Translation Day Oct 2025
This is the second Translation Day we have hosted in our new home at 38-40 University Road. With lots to squeeze in, we've extended across two days. We hope that audiences will be able to stay for the full programme of events across Friday and Saturday. Registrations for each day will help us prepare refreshments and welcome packs.
In addition to the two-day programme, for two weeks in October, we are playing archive episodes from BBC Radio 4's Book at Bedtime which featured Seamus Heaney's famous translation of Beowulf. Rebranded as Book at Breakfast, these 15 minute segments will play each morning (Mon-Fri) from Mon 13 Oct in the Wolfson Lecture Theatre.
Chewy, crunchy, and full of chthonic flavour: why not start your day with a bowl of Beowulf?

Mon-Fri every morning* at 10.00-10.15am, Wolfson Lecture Theatre
Over ten nights in 1999 Seamus Heaney read his translation of Beowulf on the iconic BBC Radio 4’s Book at Bedtime. Heaney first encountered Anglo Saxon literature when he studied Beowulf as a student at Queen’s University. That study made such an impression on him that he donated his draft manuscripts and archival material relating to the Beowulf translation, including the corresponding student notebooks, to Special Collections at Queen’s. Audio archive courtesy of the BBC.
*except Fri 17 Oct when it will play during Translation Day lunch break
Guest Speakers and Partners
Mihaela Buruiană is a literary translator and writer from Romania. She has translated over 60 books from English and French, and her portfolio includes many Irish authors such as Sally Rooney, Naoise Dolan, Maggie O’Farrell, Ferdia Lennon and Kevin Barry. Mihaela’s writing has appeared in anthologies, a short story collection, and she has recently completed her first novel. She is the Literature Ireland and The Trinity Centre for Literary and Cultural Translation Translator-in-Residence for 2025.
Nicky Harman translates from Chinese, focusing on contemporary fiction for adults and children, literary non-fiction, and occasionally poetry, by a wide variety of authors. She is a trustee of Paper-Republic.org, the charity promoting Chinese literature in translation. She writes blogs, gives talks and lectures, mentors new translators, teaches summer schools, and judges translation competitions.
Aoibheann Devlin, Déaglán Ó Doibhlin and Sorcha Uí Chuireáin are members of the group Lí Ban and hail from the shores of Lough Beg. As regulars at the Seamus Heaney Centre’s monthly traditional music session It Goes As Follies, Aoibheann and Déaglán have helped shape these events with their curiosity, skill and depth of knowledge.
Dr Shannon Kuta Kelly is a Ciaran Carson Fellow at the Seamus Heaney Centre. Her work has appeared in such places as New England Review, Poetry Ireland Review, and the Irish Times, and she has presented her research on poetry, censorship, and translation at conferences throughout the United States and Europe. Her debut poetry collection will be published in April 2026 by Faber & Faber.
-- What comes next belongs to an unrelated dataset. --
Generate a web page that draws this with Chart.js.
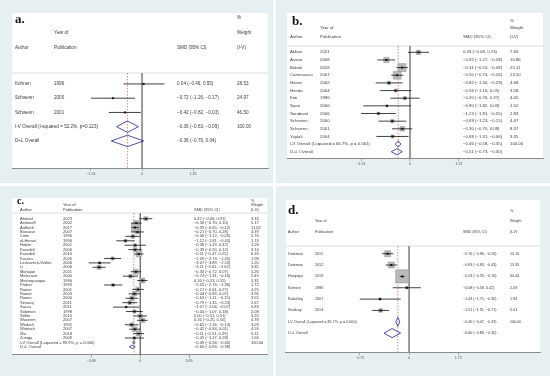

Literature Ireland brings the finest of Irish literature in the best possible literary translations to readers around the world. It awards translation grants to publishers, hosts literary translators in Ireland, and represents Irish writers at international events, book fairs and festivals. In 2025 Literature Ireland celebrates its thirtieth year.
The Woodberry Poetry Room at Harvard University was founded in 1931. It is home to an unparalleled collection of 20th and 21st century English-language poetry books and serials, audio recordings and rare materials.
Queen's University’s Special Collections include rare and early printed book, map, and manuscript collections, and more modern material relating to Ireland and in particular Ulster. All items held by Special Collections are of lasting research value.